Я вспомнил юношу с плюшевым мишкой под сенью цветущих каштанов и сказал:
— Да. Но это трудно было предвидеть. Я надеюсь, он не страдает?
— Думаю, что страдает. Кто может себе представить, какие страдания испытывает человек с таким увечьем, как у него, — лишенный собственного достоинства, лишенный воли? Невозможно быть святым, не страдая. У него это приняло такую форму… Я видела столько страданий за последние годы; и столько еще предстоит всем нам в самом близком будущем. Это — родник любви… — И, снисходя к моему язычеству, она добавила: — Там очень красиво, где он сейчас живет, — белые аркады у моря, колокольня, зеленые грядки с овощами и монах, поливающий их на закате.
Я засмеялся:
— Вы знали, что я не смогу понять?
— Вы и Джулия… — отозвалась она.
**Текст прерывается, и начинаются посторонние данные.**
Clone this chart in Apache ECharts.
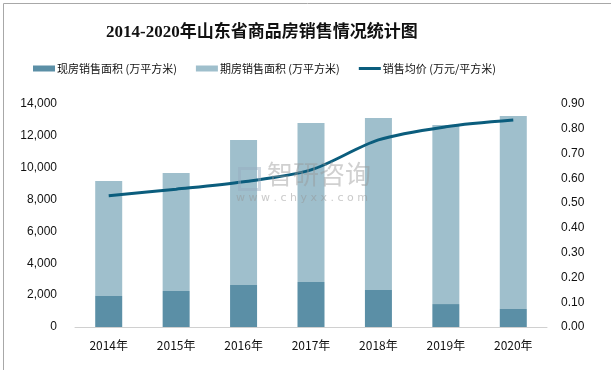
<!DOCTYPE html>
<html><head><meta charset="utf-8">
<script src="https://cdn.jsdelivr.net/npm/echarts@6/dist/echarts.min.js"></script>
<style>html,body{margin:0;padding:0;background:#fff}#c{width:611px;height:370px}</style>
</head><body><div id="c"></div>
<script>
const categories = ['2014年','2015年','2016年','2017年','2018年','2019年','2020年'];
const spotArea = [1950, 2260, 2640, 2830, 2320, 1440, 1130];
const totalArea = [9170, 9670, 11740, 12810, 13120, 12680, 13250];
const futureArea = totalArea.map((t, i) => t - spotArea[i]);
const avgPrice = [0.53, 0.556, 0.586, 0.634, 0.755, 0.808, 0.835];
const leftTicks = [0, 2000, 4000, 6000, 8000, 10000, 12000, 14000];
const rightTicks = [0, 0.1, 0.2, 0.3, 0.4, 0.5, 0.6, 0.7, 0.8, 0.9];

const chart = echarts.init(document.getElementById('c'));
const cjk = '"Noto Sans CJK SC", sans-serif';
chart.setOption({
  animation: false,
  title: {
    text: '2014-2020年山东省商品房销售情况统计图',
    left: 101, top: 19,
    textStyle: { fontFamily: '"Liberation Serif", "Noto Sans CJK SC", serif', fontWeight: 'bold', fontSize: 17, color: '#111' }
  },
  legend: {
    top: 58, left: 28, itemGap: 19, itemWidth: 22, itemHeight: 6,
    textStyle: { fontFamily: cjk, fontSize: 11, color: '#111', padding: [0, 0, 0, -3] },
    data: [
      { name: '现房销售面积 (万平方米)', icon: 'rect' },
      { name: '期房销售面积 (万平方米)', icon: 'rect' },
      { name: '销售均价 (万元/平方米)', icon: 'path://M0,0 L22,0 L22,3 L0,3 Z' }
    ]
  },
  grid: { left: 75, right: 64, top: 104, bottom: 43 },
  xAxis: {
    type: 'category', data: categories,
    axisLine: { lineStyle: { color: '#d0d0d0' } },
    axisTick: { show: false },
    axisLabel: { color: '#111', fontSize: 12, fontFamily: cjk, margin: 12 }
  },
  yAxis: [
    { type: 'value', min: 0, max: leftTicks[leftTicks.length - 1], interval: 2000,
      splitLine: { show: false }, axisLine: { show: false }, axisTick: { show: false },
      axisLabel: { color: '#111', fontSize: 12, fontFamily: '"Liberation Sans", sans-serif', margin: 18,
        formatter: v => v.toLocaleString('en-US') } },
    { type: 'value', min: 0, max: rightTicks[rightTicks.length - 1], interval: 0.1,
      splitLine: { show: false }, axisLine: { show: false }, axisTick: { show: false },
      axisLabel: { color: '#111', fontSize: 12, fontFamily: '"Liberation Sans", sans-serif', margin: 14,
        formatter: v => v.toFixed(2) } }
  ],
  series: [
    { name: '现房销售面积 (万平方米)', type: 'bar', stack: 'a', data: spotArea, barWidth: 27,
      itemStyle: { color: '#5b8fa6' } },
    { name: '期房销售面积 (万平方米)', type: 'bar', stack: 'a', data: futureArea, barWidth: 27,
      itemStyle: { color: '#9fbfcc' } },
    { name: '销售均价 (万元/平方米)', type: 'line', yAxisIndex: 1, data: avgPrice, smooth: 0.3,
      symbol: 'none', lineStyle: { color: '#0b5d7d', width: 3 }, itemStyle: { color: '#0b5d7d' } }
  ],
  graphic: [
    { type: 'rect', left: 1, top: 1, shape: { width: 608, height: 367 },
      style: { fill: 'none', stroke: '#a8a8a8', lineWidth: 1 }, silent: true },
    { type: 'text', left: 267, top: 161, z: 100,
      style: { text: '智研咨询', fontSize: 26, fontFamily: cjk, fill: 'rgba(150,150,150,0.45)' } },
    { type: 'text', left: 236, top: 193, z: 100,
      style: { text: 'w w w . c h y x x . c o m', fontSize: 11, fontFamily: '"DejaVu Sans", sans-serif', fill: 'rgba(150,150,150,0.5)' } },
    { type: 'rect', left: 237, top: 166, z: 100, shape: { width: 20, height: 21 },
      style: { fill: 'none', stroke: 'rgba(150,170,190,0.45)', lineWidth: 3 } }
  ]
});
</script></body></html>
А потом, уже по дороге к дому, вдруг спросила: — Скажите, когда вы вчера меня увидели, подумали вы: «Бедняжка Корделия, была такое милое дитя, а выросла некрасивая и набожная старая дева, посвятившая себя благотворительности»? Подумали вы: «Загубленная жизнь»?
Было не время кривить душой, и я ответил:
— Да. Подумал. Но сейчас я уже в этом не так уверен.
— Забавно, — сказала она. — Именно это слово пришло мне в голову при виде вас и Джулии. Когда мы вчера сидели с няней в детской, я подумала: «Загубленная страсть».
Она говорила с мягкой, еле уловимой насмешкой, унаследованной от матери, но в тот же вечер мне с болезненной явственностью вспомнились эти ее слова.
В тот вечер на Джулии был расшитый китайский халат, в котором она часто выходила в Брайдсхеде к столу, когда мы ужинали одни; тяжелые жесткие складки китайской ткани подчеркивали ее покойную грацию; стройная шея красиво поднималась из гладкого золотого круга, охватывающего ворот, ладони неподвижно покоились среди драконов у нее на коленях. Сколько вечеров я так любовался ею, не в силах отвести глаз, но сегодня, когда она сидела в двойном тусклом свете, между камином и затененной лампой, а у меня перехватывало дыхание от ее красоты, мне вдруг подумалось: «Когда я уже видел ее вот такой же? Какое видение она мне сейчас напоминает?» И я вспомнил, что так она сидела тогда на пароходе перед штормом и казалась такой же, как сейчас, потому что сейчас к ней вернулось то, что я считал в ней утраченным безвозвратно, — магическая печаль, которая привлекла меня к ней, потерянный, погубленный вид, как бы говорящий: «Ну разве для этого я создана?»
Ночью, в темноте, я проснулся и долго лежал, перебирая в памяти разговор с Корделией. Мне вспомнилось, как я сказал: «Вы знали, что я не смогу понять». Сколько раз в жизни, думалось мне, я вот так останавливался вдруг на полном скаку, словно лошадь, испугавшаяся препятствия, и пятился, не слушаясь шпор, не решаясь даже вытянуть шею и обнюхать то, что встретилось на пути.